А вы, мой друг, заражены сарказмом.
Конечно, просто сделаться капризным,
по ведомству акцизному служа.
К тому ж вы звали этот век железным.
Но я не думал, говоря о разном,
что, зараженный классицизмом трезвым,
я сам гулял по острию ножа…
… … … … … … … … … … … … … …
И скажет смерть, что не поспеть сарказму
за силой жизни. Проницая призму,
способен он лишь увеличить плазму.
Ему, увы, не озарить ядра.
И вот, столь долго состоя при Музах,
я отдал предпочтенье классицизму.
Хоть я и мог, как мистик в Сиракузах,
взирать на мир из глубины ведра…
Но это стихотворение еще и пример неудавшегося пророчества. Надо же было именно ему после таких уничижительных строк в адрес литературного сарказма самому вскорости им заразиться!..
Его неоклассицизм, или, как он сам говорил, «нормальный классицизм», уже, как вершина айсберга, закрывает где-то подо льдом массив всей мировой культуры: он наслаждается множеством скрытых цитат из Фроста, Джона Донна, Одена, Элиота или Державина, Хлебникова, Баратынского, Цветаевой. В ссылке он полностью овладевает английским языком, штудирует Т. С. Элиота, У. Б. Йейтса и других, достаточно трудных для чтения, мало кому в России известных поэтов. «Потом, когда я уже был на поселении, Лидия Корнеевна Чуковская прислала мне — видимо, из библиотеки своего отца — книгу Донна в издании „Современной библиотеки“. И вот тут-то, в деревне, я принялся потихонечку Донна переводить. И занимался этим в свое удовольствие на протяжении полутора-двух лет». Там же, в ссылке, он увлекается по-настоящему античностью, как бы погружаясь из поначалу чуждой ему действительности в некую римскую провинцию. Он живет в воображаемом мире Древней Греции, Римской империи, пишет «Письмо римскому другу», сочиняет самые мелкие подробности из давно исчезнувшей эпохи. Совершенно прав Александр Солженицын, когда утверждает в статье из своей «Литературной коллекции»: «Уже ссыльные стихи Бродского начиняются Августой, Полидевком, Эвтерпой, Каллиопой — это, может быть, якорь душевной устойчивости при его растерянности и отчаянии в ссылке». Якорем устойчивости были для него и все английские переводы и письма от Анны Ахматовой и многочисленных друзей.
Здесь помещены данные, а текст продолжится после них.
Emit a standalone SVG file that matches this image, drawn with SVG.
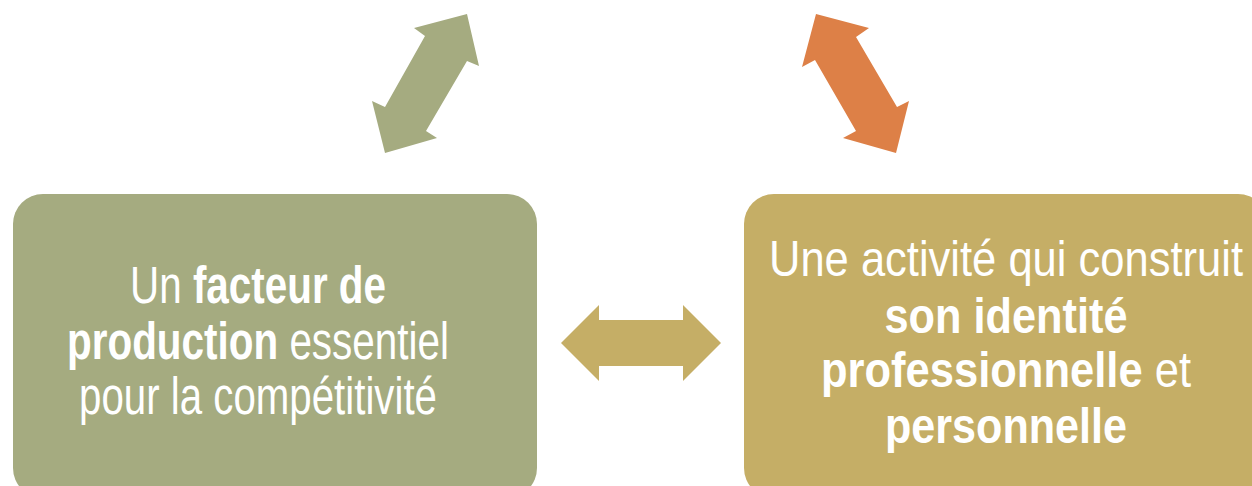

Якорем устойчивости стал и русский язык, погружение (как оказалось, до конца жизни) в отечество слова, путь к которому, как считал Иосиф Бродский, ему открыл Оден, не самый известный англоязычный поэт. По крайней мере, в будущем, уже за границей, Бродский оказался бóльшим популяризатором поэзии Одена, чем все его земляки. «Случилось так, что следующая возможность внимательнее познакомиться с Оденом произошла, когда я отбывал свой срок на Севере, в деревушке, затерянной среди болот и лесов, рядом с Полярным кругом. На сей раз антология, присланная мне приятелем из Москвы, была на английском. В ней было много Йейтса… и Элиота… По чистой случайности книга открылась на оденовской „Памяти У. Б. Йейтса“. Я был молод и потому особенно увлекался жанром элегии, не имея поблизости умирающего, кому я мог бы ее посвятить… Наиболее интересной особенностью этого жанра является бессознательная попытка автопортрета, которыми почти все стихотворения „in memorial“ пестрят… В стихотворении Одена ничего подобного не было…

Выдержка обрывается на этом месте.